* Start Data provided *

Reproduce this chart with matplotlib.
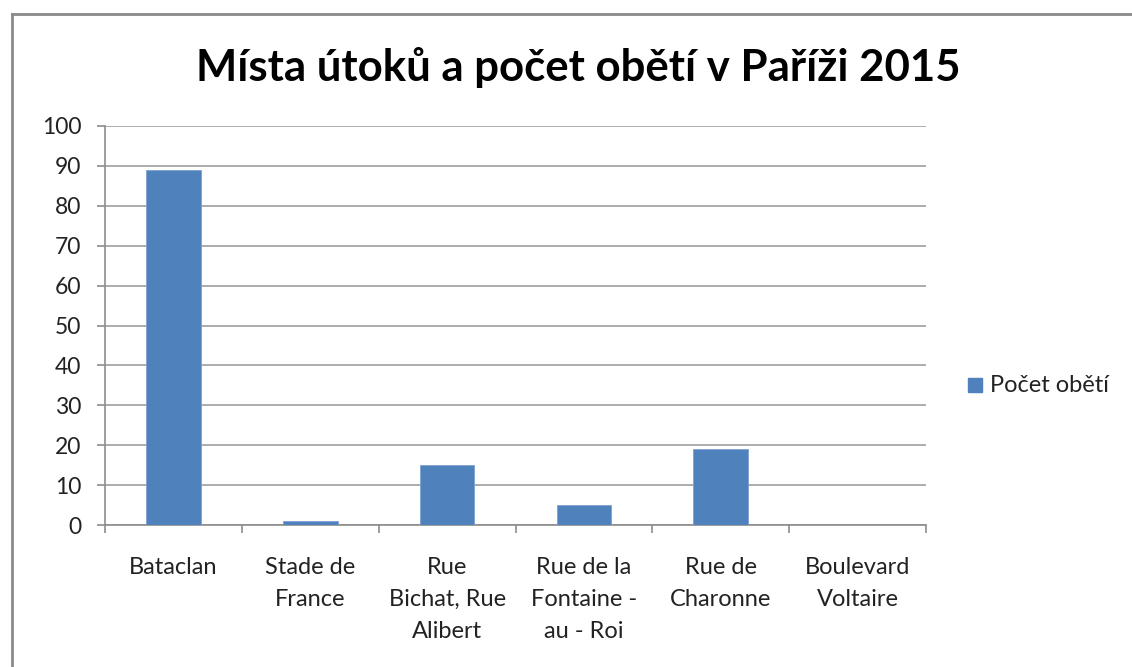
import matplotlib
matplotlib.use("Agg")
import matplotlib.pyplot as plt
from matplotlib.lines import Line2D
from matplotlib.patches import Rectangle

categories = ["Bataclan", "Stade de\nFrance", "Rue\nBichat, Rue\nAlibert",
              "Rue de la\nFontaine -\nau - Roi", "Rue de\nCharonne", "Boulevard\nVoltaire"]
values = [89, 1, 15, 5, 19, 0]
series_name = "Počet obětí"
title = "Místa útoků a počet obětí v Paříži 2015"
yticks = list(range(0, 101, 10))

W, H = 1132, 667
fig = plt.figure(figsize=(W / 100, H / 100), dpi=100)
plt.rcParams['font.family'] = ['Lato', 'DejaVu Sans']

ax = fig.add_axes([105 / W, 1 - 525 / H, (926 - 105) / W, (525 - 126) / H])

bar_color = "#4f81bd"
x = list(range(len(categories)))
ax.bar(x, values, width=0.4, color=bar_color, edgecolor="#7ea1cf", linewidth=0.6,
       label=series_name, zorder=3)

ax.set_xlim(-0.5, len(categories) - 0.5)
ax.set_ylim(0, 100)
ax.set_yticks(yticks)
ax.set_yticklabels([str(v) for v in yticks], fontsize=16.5, color="#222222")
ax.yaxis.grid(True, color="#a6a6a6", linewidth=1.3, zorder=0)
ax.set_axisbelow(True)

ax.set_xticks(x)
ax.set_xticklabels(categories, fontsize=17, color="#222222", linespacing=1.64, va="top")
ax.tick_params(axis="x", which="major", length=0, pad=23)
ax.set_xticks([i - 0.5 for i in range(len(categories) + 1)], minor=True)
ax.tick_params(axis="x", which="minor", length=6, width=1.2, color="#8c8c8c", direction="out")
ax.tick_params(axis="y", length=6, width=1.2, color="#8c8c8c", pad=11)

for s in ["top", "right"]:
    ax.spines[s].set_visible(False)
ax.spines["left"].set_color("#8c8c8c")
ax.spines["bottom"].set_color("#8c8c8c")
ax.spines["left"].set_linewidth(1.2)
ax.spines["bottom"].set_linewidth(1.2)

fig.text(578 / W, 1 - 68 / H, title, ha="center", va="center", fontsize=31.5,
         fontweight="bold", color="#000000")

# legend
fig.patches.append(Rectangle((968 / W, 1 - 392 / H), 14 / W, 14 / H,
                             transform=fig.transFigure, color=bar_color))
fig.text(990 / W, 1 - 386 / H, series_name, ha="left", va="center", fontsize=17, color="#222222")

# outer frame
fig.add_artist(Line2D([12 / W, 1.0], [1 - 14 / H, 1 - 14 / H], transform=fig.transFigure,
                      color="#8a8a8a", linewidth=2))
fig.add_artist(Line2D([12 / W, 12 / W], [1 - 14 / H, 0], transform=fig.transFigure,
                      color="#8a8a8a", linewidth=2))

fig.savefig("out.png", dpi=100)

* End Data provided *

▸ Aim
With the pictures left out, restate word for word every line of the data above, from the first down to the line that contains "from matplotlib.patches import Rectangle".

▸ Expected output
Reproduce this chart with matplotlib.
import matplotlib
matplotlib.use("Agg")
import matplotlib.pyplot as plt
from matplotlib.lines import Line2D
from matplotlib.patches import Rectangle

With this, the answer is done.